Nel Mar Cinese Meridionale, uno dei teatri geopolitici più caldi del pianeta, la tensione tra Cina e Filippine ha raggiunto un nuovo apice nelle ultime ore. Al centro dello scontro c’è Sandy Cay, un piccolo isolotto sabbioso di appena 200 metri quadrati, divenuto simbolo della rivalità tra Pechino e Manila e, più in generale, delle dispute territoriali che coinvolgono gran parte delle isole Spratly. La notizia di oggi, 29 aprile 2025, conferma che la situazione resta estremamente fluida e rischia di avere ripercussioni ben oltre la dimensione locale.
La miccia si è accesa domenica scorsa, quando la guardia costiera cinese ha denunciato lo sbarco “illegale” di sei cittadini filippini su Sandy Cay, sostenendo di averli allontanati e di aver piantato la bandiera cinese sull’isolotto. Le autorità di Pechino hanno definito l’azione filippina una violazione della sovranità territoriale della Cina e hanno promesso di continuare a “difendere i propri diritti” nell’area, considerata strategica per la proiezione marittima cinese nel Pacifico.
La versione di Manila è diametralmente opposta: il vicedirettore generale del Consiglio di sicurezza nazionale filippino, Jonathan Malaya, ha smentito qualsiasi occupazione illegale da parte delle Filippine e ha accusato la Cina di “atteggiamento irresponsabile e intimidatorio”. Secondo le autorità filippine, l’operazione era una semplice esercitazione di sorveglianza marittima, legittima e svolta nelle acque di propria competenza.
Sandy Cay, benché minuscolo e disabitato, ha un valore strategico enorme. Si trova a poche centinaia di metri da Thitu (Pag-asa), l’isola più grande controllata dalle Filippine nelle Spratly e sede di una base militare e di una stazione della guardia costiera di Manila. Il controllo di Sandy Cay permetterebbe a uno dei due Paesi di rafforzare la propria posizione militare e giuridica sulle acque circostanti, ricche di risorse ittiche e potenzialmente di idrocarburi.

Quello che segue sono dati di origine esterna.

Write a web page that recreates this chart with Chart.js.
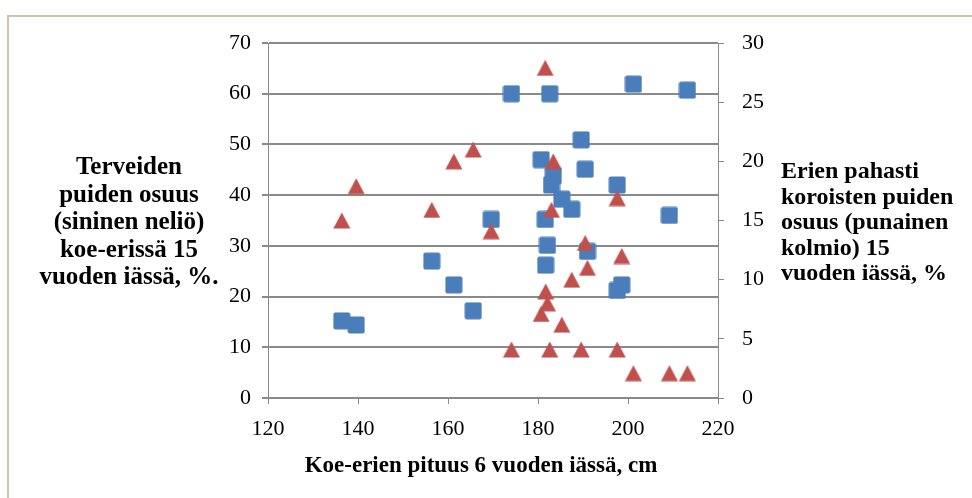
<!DOCTYPE html>
<html>
<head>
<meta charset="utf-8">
<script src="https://cdn.jsdelivr.net/npm/chart.js@4.4.0/dist/chart.umd.min.js"></script>
<style>
  html, body { margin: 0; padding: 0; background: #fff; }
</style>
</head>
<body>
<canvas id="chart" width="972" height="498"></canvas>
<script>
// plot height at age 6 (cm), one entry per sample plot
const heights = [136.4, 139.6, 156.4, 161.3, 165.6, 169.6, 174.1, 180.7, 181.6, 181.7,
  182.1, 182.6, 183.4, 183.0, 185.3, 187.5, 189.6, 190.5, 191.0, 197.6,
  197.6, 198.6, 201.2, 209.2, 213.2];
// share of healthy trees at age 15, % (left axis)
const healthyShare = [15.2, 14.4, 27.0, 22.3, 17.2, 35.2, 60.0, 47.0, 35.2, 26.2,
  30.1, 60.0, 43.8, 42.0, 39.2, 37.2, 50.9, 45.1, 28.9, 42.0,
  21.2, 22.3, 61.9, 36.0, 60.7];
// share of badly damaged trees at age 15, % (right axis)
const damagedShare = [15.0, 17.9, 15.9, 20.0, 21.0, 14.1, 4.1, 7.1, 27.9, 9.0,
  8.0, 4.1, 20.0, 15.9, 6.2, 10.0, 4.1, 13.1, 11.0, 16.9,
  4.1, 12.0, 2.1, 2.1, 2.1];

const xTicks = [120, 140, 160, 180, 200, 220];
const leftTicks = [0, 10, 20, 30, 40, 50, 60, 70];
const rightTicks = [0, 5, 10, 15, 20, 25, 30];

const xTitle = "Koe-erien pituus 6 vuoden iässä, cm";
const leftTitle = ["Terveiden", "puiden osuus", "(sininen neliö)", "koe-erissä 15", "vuoden iässä, %."];
const rightTitle = ["Erien pahasti", "koroisten puiden", "osuus (punainen", "kolmio) 15", "vuoden iässä, %"];

const BLUE = "#4a7ebb";
const RED = "#c0504d";
const GRID = "#8a8a8a";
const SERIF = "'Liberation Serif', 'Times New Roman', serif";

function squareMarker(size, color) {
  const c = document.createElement("canvas");
  c.width = size; c.height = size;
  const g = c.getContext("2d");
  g.fillStyle = color;
  g.beginPath();
  g.roundRect(0.5, 0.5, size - 1, size - 1, 2);
  g.fill();
  return c;
}

function triangleMarker(w, h, color) {
  const c = document.createElement("canvas");
  c.width = w; c.height = h;
  const g = c.getContext("2d");
  g.fillStyle = color;
  g.beginPath();
  g.moveTo(w / 2, 0.5);
  g.lineTo(w - 0.5, h - 0.5);
  g.lineTo(0.5, h - 0.5);
  g.closePath();
  g.fill();
  return c;
}

function setTicks(list) {
  return function (scale) {
    scale.ticks = list.map(v => ({ value: v }));
  };
}

// white page, the beige frame and the horizontal axis titles
const pagePlugin = {
  id: "page",
  beforeDraw(chart) {
    const ctx = chart.ctx;
    ctx.save();
    ctx.fillStyle = "#fff";
    ctx.fillRect(0, 0, chart.width, chart.height);
    ctx.strokeStyle = "#cdc6a5";
    ctx.lineWidth = 2;
    ctx.beginPath();
    ctx.moveTo(8, chart.height + 2);
    ctx.lineTo(8, 16);
    ctx.lineTo(chart.width + 2, 16);
    ctx.stroke();
    ctx.restore();
  },
  afterDraw(chart) {
    const ctx = chart.ctx;
    const area = chart.chartArea;
    ctx.save();
    ctx.fillStyle = "#000";
    ctx.textBaseline = "middle";

    ctx.font = "bold 25px " + SERIF;
    ctx.textAlign = "center";
    leftTitle.forEach((line, i) => ctx.fillText(line, 129, 168 + i * 27.5));

    ctx.font = "bold 24px " + SERIF;
    ctx.textAlign = "left";
    rightTitle.forEach((line, i) => ctx.fillText(line, 781, 172 + i * 25.5));

    ctx.font = "bold 23px " + SERIF;
    ctx.textAlign = "center";
    ctx.fillText(xTitle, 481, area.bottom + 68);
    ctx.restore();
  }
};

const ctx = document.getElementById("chart").getContext("2d");
new Chart(ctx, {
  type: "scatter",
  data: {
    datasets: [
      {
        label: "Terveet",
        data: heights.map((h, i) => ({ x: h, y: healthyShare[i] })),
        yAxisID: "y",
        pointStyle: squareMarker(18, BLUE),
        order: 1
      },
      {
        label: "Pahasti koroiset",
        data: heights.map((h, i) => ({ x: h, y: damagedShare[i] })),
        yAxisID: "y2",
        pointStyle: triangleMarker(18, 17, RED),
        order: 0
      }
    ]
  },
  options: {
    responsive: false,
    animation: false,
    layout: { padding: { top: 43, left: 0, right: 0, bottom: 0 } },
    plugins: {
      legend: { display: false },
      tooltip: { enabled: false }
    },
    scales: {
      x: {
        type: "linear",
        min: 120,
        max: 220,
        afterBuildTicks: setTicks(xTicks),
        afterFit(scale) { scale.height = 100; },
        grid: { drawOnChartArea: false, drawTicks: true, tickLength: 6, color: GRID, lineWidth: 1 },
        border: { display: true, color: GRID, width: 2 },
        ticks: { color: "#000", padding: 12, font: { family: SERIF, size: 22 }, maxRotation: 0 }
      },
      y: {
        type: "linear",
        position: "left",
        min: 0,
        max: 70,
        afterBuildTicks: setTicks(leftTicks),
        afterFit(scale) { scale.width = 268; },
        grid: { color: GRID, lineWidth: 2, tickLength: 6 },
        border: { display: true, color: GRID, width: 1 },
        ticks: { color: "#000", padding: 11, font: { family: SERIF, size: 22 } }
      },
      y2: {
        type: "linear",
        position: "right",
        min: 0,
        max: 30,
        afterBuildTicks: setTicks(rightTicks),
        afterFit(scale) { scale.width = 254; },
        grid: { drawOnChartArea: false, color: GRID, lineWidth: 1, tickLength: 6 },
        border: { display: true, color: GRID, width: 1 },
        ticks: { color: "#000", padding: 18, font: { family: SERIF, size: 22 } }
      }
    }
  },
  plugins: [pagePlugin]
});
</script>
</body>
</html>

Inoltre, la presenza di navi militari e l’alternanza di bandiere issate sull’isolotto hanno un forte valore simbolico e politico: ogni atto di presenza viene interpretato come una riaffermazione della sovranità nazionale, in un contesto in cui nessuna delle due parti vuole cedere terreno.
La Cina rivendica quasi l’intero Mar Cinese Meridionale, incluse le Spratly, sulla base della cosiddetta “linea dei nove tratti”, una delimitazione storica non riconosciuta dal diritto internazionale. Le Filippine, invece, si appellano alla Convenzione delle Nazioni Unite sul diritto del mare (UNCLOS) e a una sentenza arbitrale del 2016 che ha riconosciuto la sovranità di Manila su molte delle aree contese, tra cui Sandy Cay e le acque vicine a Thitu.

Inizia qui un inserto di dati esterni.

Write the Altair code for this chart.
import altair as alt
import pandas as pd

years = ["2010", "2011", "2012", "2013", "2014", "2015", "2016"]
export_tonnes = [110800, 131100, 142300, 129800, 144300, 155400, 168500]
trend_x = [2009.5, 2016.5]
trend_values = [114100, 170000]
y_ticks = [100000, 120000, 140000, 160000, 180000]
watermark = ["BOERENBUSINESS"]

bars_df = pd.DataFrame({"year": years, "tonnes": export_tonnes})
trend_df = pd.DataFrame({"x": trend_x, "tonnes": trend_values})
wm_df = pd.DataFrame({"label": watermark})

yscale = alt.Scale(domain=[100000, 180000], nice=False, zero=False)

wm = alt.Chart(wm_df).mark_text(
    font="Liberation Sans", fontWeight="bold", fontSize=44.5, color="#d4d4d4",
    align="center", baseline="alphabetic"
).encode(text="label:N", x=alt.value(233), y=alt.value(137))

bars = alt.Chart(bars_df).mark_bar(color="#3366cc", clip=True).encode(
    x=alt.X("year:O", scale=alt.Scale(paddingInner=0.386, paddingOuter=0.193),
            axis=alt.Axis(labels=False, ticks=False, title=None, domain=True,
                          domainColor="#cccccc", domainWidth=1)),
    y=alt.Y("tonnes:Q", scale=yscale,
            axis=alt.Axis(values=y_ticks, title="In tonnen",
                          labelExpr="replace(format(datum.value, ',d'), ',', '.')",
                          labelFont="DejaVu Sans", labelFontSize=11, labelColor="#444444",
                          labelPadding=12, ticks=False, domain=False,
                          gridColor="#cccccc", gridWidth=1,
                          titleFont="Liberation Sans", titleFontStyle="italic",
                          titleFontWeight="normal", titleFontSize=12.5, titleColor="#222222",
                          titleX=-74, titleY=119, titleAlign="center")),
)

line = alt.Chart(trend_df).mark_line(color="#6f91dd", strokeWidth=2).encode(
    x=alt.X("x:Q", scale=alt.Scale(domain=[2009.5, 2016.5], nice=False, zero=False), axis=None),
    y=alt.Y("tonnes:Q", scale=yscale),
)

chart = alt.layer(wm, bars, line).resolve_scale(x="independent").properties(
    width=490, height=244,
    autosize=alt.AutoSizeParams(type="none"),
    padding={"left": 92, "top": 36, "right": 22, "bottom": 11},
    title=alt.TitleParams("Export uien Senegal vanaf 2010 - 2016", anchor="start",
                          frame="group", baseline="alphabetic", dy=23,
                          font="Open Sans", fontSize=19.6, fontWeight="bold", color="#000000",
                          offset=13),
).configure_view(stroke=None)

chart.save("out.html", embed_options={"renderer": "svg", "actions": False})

Pechino però non ha mai accettato il verdetto internazionale e continua a rafforzare la propria presenza militare e civile nell’arcipelago, costruendo basi, porti e piste di atterraggio anche su isolotti artificiali. Manila, dal canto suo, cerca di consolidare il controllo delle proprie postazioni, sostenuta dagli Stati Uniti e da altri Paesi della regione che temono l’espansionismo cinese.
Nonostante le recenti schermaglie, la situazione sul terreno resta incerta. Secondo fonti internazionali, tra cui la BBC, non ci sono prove che la Cina abbia stabilito una presenza permanente su Sandy Cay: la guardia costiera cinese avrebbe lasciato l’area dopo aver piantato la bandiera, mentre le Filippine continuano a sorvegliare la zona da Thitu senza occupare stabilmente l’isolotto. Le operazioni di entrambi i Paesi sembrano più dimostrative che effettivamente destinate a modificare lo status quo, ma il rischio di un’escalation resta alto.

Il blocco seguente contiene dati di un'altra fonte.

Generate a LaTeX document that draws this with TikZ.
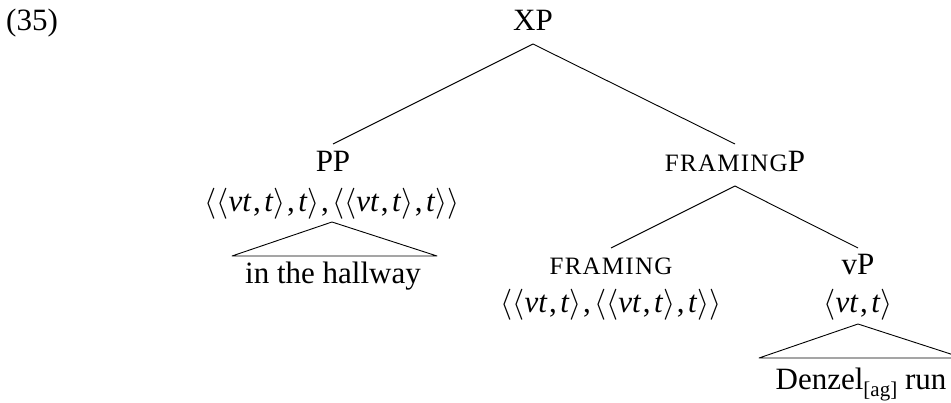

La comunità internazionale segue con crescente preoccupazione la crisi. Gli Stati Uniti hanno espresso solidarietà alle Filippine e invitato la Cina ad agire con moderazione. Manila ha chiesto formalmente a Pechino di non aumentare la tensione e di rispettare il diritto internazionale, mentre la Cina ha ribadito che continuerà a “proteggere i propri diritti” nel Mar Cinese Meridionale.
Il rischio di incidenti è concreto: negli ultimi mesi si sono già verificati scontri tra navi militari e civili delle due nazioni, con danni materiali e accuse reciproche di provocazione. Sandy Cay, per quanto minuscolo, rischia così di diventare il casus belli di una crisi più ampia, in un’area cruciale per i traffici marittimi mondiali e la sicurezza regionale.